## Task brief
Report each line of the data that has "seaborn" somewhere in it.

## BEGIN

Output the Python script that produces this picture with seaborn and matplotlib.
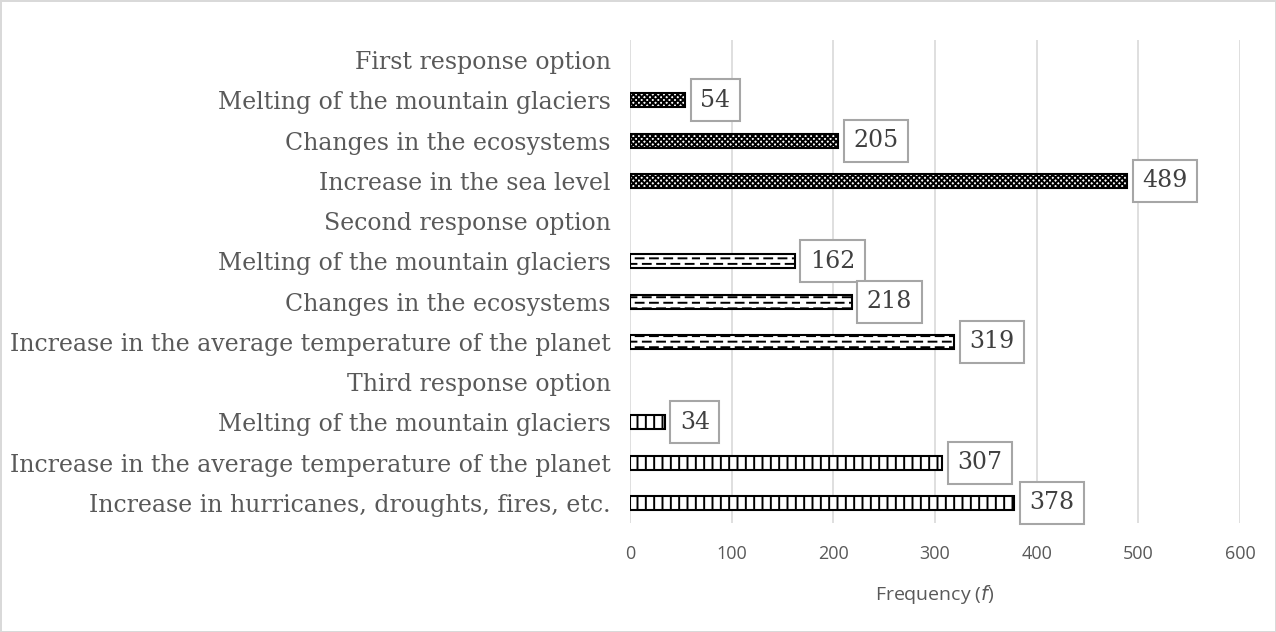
import pandas as pd
import numpy as np
import matplotlib
matplotlib.use('Agg')
import matplotlib.pyplot as plt
import matplotlib.hatch as mhatch
from matplotlib.path import Path
import seaborn as sns

# rows top to bottom (headers have no bar)
labels = [
    'First response option',
    'Melting of the mountain glaciers',
    'Changes in the ecosystems',
    'Increase in the sea level',
    'Second response option',
    'Melting of the mountain glaciers',
    'Changes in the ecosystems',
    'Increase in the average temperature of the planet',
    'Third response option',
    'Melting of the mountain glaciers',
    'Increase in the average temperature of the planet',
    'Increase in hurricanes, droughts, fires, etc.',
]
freq = [np.nan, 54, 205, 489, np.nan, 162, 218, 319, np.nan, 34, 307, 378]
group = ['first'] * 4 + ['second'] * 4 + ['third'] * 4

hatches = {'first': 'xxxxxx', 'second': '---', 'third': '||'}


# dashed horizontal hatch (Excel "dashed horizontal" pattern)
class DashedHorizontalHatch(mhatch.HatchPatternBase):
    ndash = 7

    def __init__(self, hatch, density):
        self.num_lines = int((hatch.count('-') + hatch.count('+')) * density)
        self.num_vertices = self.num_lines * self.ndash * 2

    def set_vertices_and_codes(self, vertices, codes):
        steps, stepsize = np.linspace(0.0, 1.0, self.num_lines, False, retstep=True)
        steps += stepsize / 2.
        period = 1.0 / self.ndash
        i = 0
        for k, y in enumerate(steps):
            off = (k % 2) * period / 2
            for j in range(self.ndash):
                x0 = (j * period + off) % 1.0
                x1 = x0 + period * 0.55
                vertices[i] = (x0, y)
                vertices[i + 1] = (min(x1, 1.0), y)
                codes[i] = Path.MOVETO
                codes[i + 1] = Path.LINETO
                i += 2


mhatch._hatch_types[0] = DashedHorizontalHatch

df = pd.DataFrame({'row': range(len(labels)), 'label': labels, 'freq': freq, 'group': group})
bars = df.dropna(subset=['freq'])

sns.set_style('white')
plt.rcParams['hatch.linewidth'] = 1.4

fig = plt.figure(figsize=(12.76, 6.32), dpi=100)
fig.patch.set_edgecolor('#d9d9d9')
fig.patch.set_linewidth(2)
ax = fig.add_axes([0.4937, 0.1725, 0.4781, 0.7642])

sns.barplot(data=bars, x='freq', y='row', orient='h', order=list(df['row']),
            color='white', edgecolor='black', linewidth=1.5, width=0.35, ax=ax)

for p in ax.patches:
    r = int(round(p.get_y() + p.get_height() / 2))
    p.set_hatch(hatches[df.loc[r, 'group']])

# value boxes
for _, d in bars.iterrows():
    ax.text(d['freq'] + 15, d['row'], f"{int(d['freq'])}", va='center', ha='left',
            family='DejaVu Serif', fontsize=17, color='#404040',
            bbox=dict(boxstyle='square,pad=0.4', fc='white', ec='#a6a6a6', lw=1.5))

ax.set_xlim(0, 600)
ax.set_ylim(len(labels) - 0.5, -0.5)
ax.set_xticks(range(0, 601, 100))
ax.set_yticks(range(len(labels)))
ax.set_yticklabels(labels, family='DejaVu Serif', fontsize=17, color='#595959')
ax.tick_params(axis='y', length=0, pad=14)
ax.tick_params(axis='x', length=0, pad=16, labelsize=13, labelcolor='#595959')
for t in ax.get_xticklabels():
    t.set_family('Open Sans')
ax.xaxis.grid(True, color='#d9d9d9', linewidth=1.2)
ax.set_axisbelow(True)
sns.despine(ax=ax, left=True, bottom=True)
ax.set_ylabel('')
ax.set_xlabel('Frequency ($\\mathit{f}$)', family='Open Sans', fontsize=14, color='#595959', labelpad=14)

fig.savefig('out.png', dpi=100)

## END

## Worked solution
Output the Python script that produces this picture with seaborn and matplotlib.
import seaborn as sns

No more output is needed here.